Do this
Copy exactly the lines that run from the top of the listing to the line containing "width=161*0.025cm,minimum height=58*0.025cm] (dev)", both ends included, and omit the pictures.

Dataset content

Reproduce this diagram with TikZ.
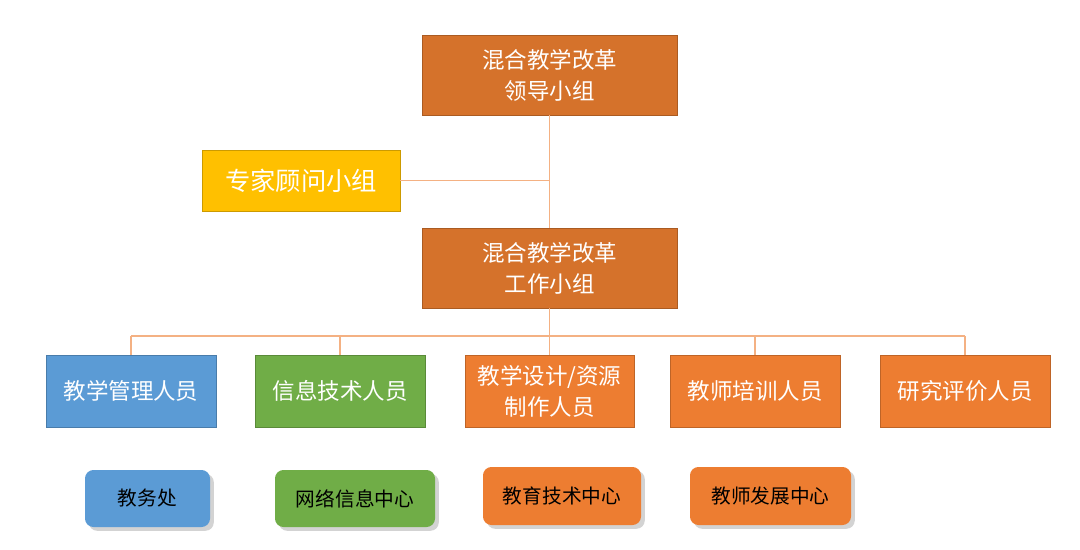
\documentclass[tikz,border=0pt]{standalone}
\usepackage{fontspec}
\setmainfont{Noto Sans CJK SC}
\usetikzlibrary{positioning,shadows}
\definecolor{lead}{HTML}{D5722B}
\definecolor{gold}{HTML}{FFC000}
\definecolor{blu}{HTML}{5B9BD5}
\definecolor{grn}{HTML}{70AD47}
\definecolor{org}{HTML}{ED7D31}
\definecolor{wire}{HTML}{F4B183}
\tikzset{
  box/.style={draw=#1!80!black,fill=#1,text=white,font=\fontsize{16}{22}\selectfont,align=center,inner sep=0pt},
  unit/.style={rounded corners=6pt,fill=#1,text=black,font=\fontsize{14}{18}\selectfont,inner sep=0pt,drop shadow={opacity=.35}},
  link/.style={wire,line width=0.8pt}
}
\begin{document}
\begin{tikzpicture}[x=0.025cm,y=-0.025cm]
\useasboundingbox (0,0) rectangle (1080,550);

\node[box=lead,minimum width=255*0.025cm,minimum height=80*0.025cm] (lead) at (549.5,75) {混合教学改革\\领导小组};
\node[box=gold,minimum width=198*0.025cm,minimum height=61*0.025cm,font=\fontsize{18}{22}\selectfont] (expert) at (301,180.5) {专家顾问小组};
\node[box=lead,minimum width=255*0.025cm,minimum height=80*0.025cm] (work) at (549.5,268) {混合教学改革\\工作小组};

\node[box=blu,minimum width=170*0.025cm,minimum height=72*0.025cm] (mgmt) at (131,391) {教学管理人员};
\node[box=grn,minimum width=170*0.025cm,minimum height=72*0.025cm] (info) at (340,391) {信息技术人员};
\node[box=org,minimum width=169*0.025cm,minimum height=72*0.025cm] (design) at (549.5,391) {教学设计/资源\\制作人员};
\node[box=org,minimum width=170*0.025cm,minimum height=72*0.025cm] (train) at (755,391) {教师培训人员};
\node[box=org,minimum width=170*0.025cm,minimum height=72*0.025cm] (eval) at (965,391) {研究评价人员};

\node[unit=blu,minimum width=125*0.025cm,minimum height=57*0.025cm] (jwc) at (147.5,498.5) {教务处};
\node[unit=grn,minimum width=160*0.025cm,minimum height=57*0.025cm] (net) at (355,498.5) {网络信息中心};
\node[unit=org,minimum width=158*0.025cm,minimum height=58*0.025cm] (edu) at (562,496) {教育技术中心};
\node[unit=org,minimum width=161*0.025cm,minimum height=58*0.025cm] (dev) at (770.5,496) {教师发展中心};

\coordinate (hub) at (lead.south |- expert.east);
\coordinate (bar) at (549.5,336);
\draw[link] (lead) -- (work);
\draw[link] (expert) -- (hub);
\draw[link] (work) -- (bar);
\foreach \n in {mgmt,info,design,train,eval}
  \draw[link] (\n.north) -- (\n.north |- bar);
\draw[link] (mgmt.north |- bar) -- (eval.north |- bar);
\end{tikzpicture}
\end{document}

Answer
Reproduce this diagram with TikZ.
\documentclass[tikz,border=0pt]{standalone}
\usepackage{fontspec}
\setmainfont{Noto Sans CJK SC}
\usetikzlibrary{positioning,shadows}
\definecolor{lead}{HTML}{D5722B}
\definecolor{gold}{HTML}{FFC000}
\definecolor{blu}{HTML}{5B9BD5}
\definecolor{grn}{HTML}{70AD47}
\definecolor{org}{HTML}{ED7D31}
\definecolor{wire}{HTML}{F4B183}
\tikzset{
  box/.style={draw=#1!80!black,fill=#1,text=white,font=\fontsize{16}{22}\selectfont,align=center,inner sep=0pt},
  unit/.style={rounded corners=6pt,fill=#1,text=black,font=\fontsize{14}{18}\selectfont,inner sep=0pt,drop shadow={opacity=.35}},
  link/.style={wire,line width=0.8pt}
}
\begin{document}
\begin{tikzpicture}[x=0.025cm,y=-0.025cm]
\useasboundingbox (0,0) rectangle (1080,550);

\node[box=lead,minimum width=255*0.025cm,minimum height=80*0.025cm] (lead) at (549.5,75) {混合教学改革\\领导小组};
\node[box=gold,minimum width=198*0.025cm,minimum height=61*0.025cm,font=\fontsize{18}{22}\selectfont] (expert) at (301,180.5) {专家顾问小组};
\node[box=lead,minimum width=255*0.025cm,minimum height=80*0.025cm] (work) at (549.5,268) {混合教学改革\\工作小组};

\node[box=blu,minimum width=170*0.025cm,minimum height=72*0.025cm] (mgmt) at (131,391) {教学管理人员};
\node[box=grn,minimum width=170*0.025cm,minimum height=72*0.025cm] (info) at (340,391) {信息技术人员};
\node[box=org,minimum width=169*0.025cm,minimum height=72*0.025cm] (design) at (549.5,391) {教学设计/资源\\制作人员};
\node[box=org,minimum width=170*0.025cm,minimum height=72*0.025cm] (train) at (755,391) {教师培训人员};
\node[box=org,minimum width=170*0.025cm,minimum height=72*0.025cm] (eval) at (965,391) {研究评价人员};

\node[unit=blu,minimum width=125*0.025cm,minimum height=57*0.025cm] (jwc) at (147.5,498.5) {教务处};
\node[unit=grn,minimum width=160*0.025cm,minimum height=57*0.025cm] (net) at (355,498.5) {网络信息中心};
\node[unit=org,minimum width=158*0.025cm,minimum height=58*0.025cm] (edu) at (562,496) {教育技术中心};
\node[unit=org,minimum width=161*0.025cm,minimum height=58*0.025cm] (dev) at (770.5,496) {教师发展中心};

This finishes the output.